- Historical date:
- 9. March 1959
- Matell company unveiled its first Barbie doll. Interestingly, it was available as a brunette and as a blonde. She wore a provocative striped swimsuit and a sideways glance to the right (this was later changed into a forward look).
This day is considered the official birthday of Barbie dolls, because on that day in 1959 it was presented to the world for the first time at the American International Toy Fair in New York.
The idea for the Barbie doll came to Ruth Handler, wife of the co-founder of the large Mattel corporation. Namely, she noticed that her daughter Barbara often assigned adult roles to her dolls. At the time (1950s), almost all children’s toy dolls were representations of infants. Ruth Handler had the idea that it would be nice to create a doll that looked like an adult.

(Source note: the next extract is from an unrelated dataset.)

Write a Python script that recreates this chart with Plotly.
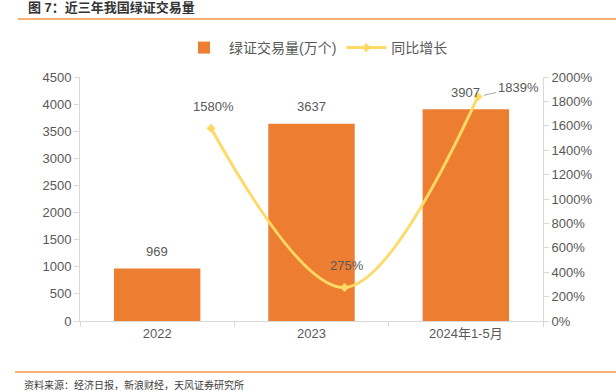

During a visit to Germany, Ruth Handler encountered a doll “Bild Lilli” which was already being produced for several years, and represented a young adult woman with alluring curves. The “Bild Lilli” doll was actually intended for adults, not children, and was based on a character appearing in a comic strip in the famous German magazine Bild. Ruth Handler purchased three of them and concluded that something like that could be produced for children.
“Bild Lilli” was actually, according to the comic, the girl of a rather free morals, especially in terms of sexuality. She was blonde and used her appearance to get what she wanted, especially with men. Ruth Handler showed the doll to her husband Elliot Handler, and he accepted the idea as well as the rest of the people from his Matell company (the name Matell was derived from the names of the co-founders – Matt Matson and Elliott Handler).
On this day Matell company unveiled its first Barbie doll. She was named Barbie after Ruth’s daughter, Barbara (Ken was named after Ruth’s son, Ken). Interestingly, the first Barbie was available as a brunette and as a blonde. She wore a provocative striped swimsuit and a sideways glance to the right (this was later changed into a forward look).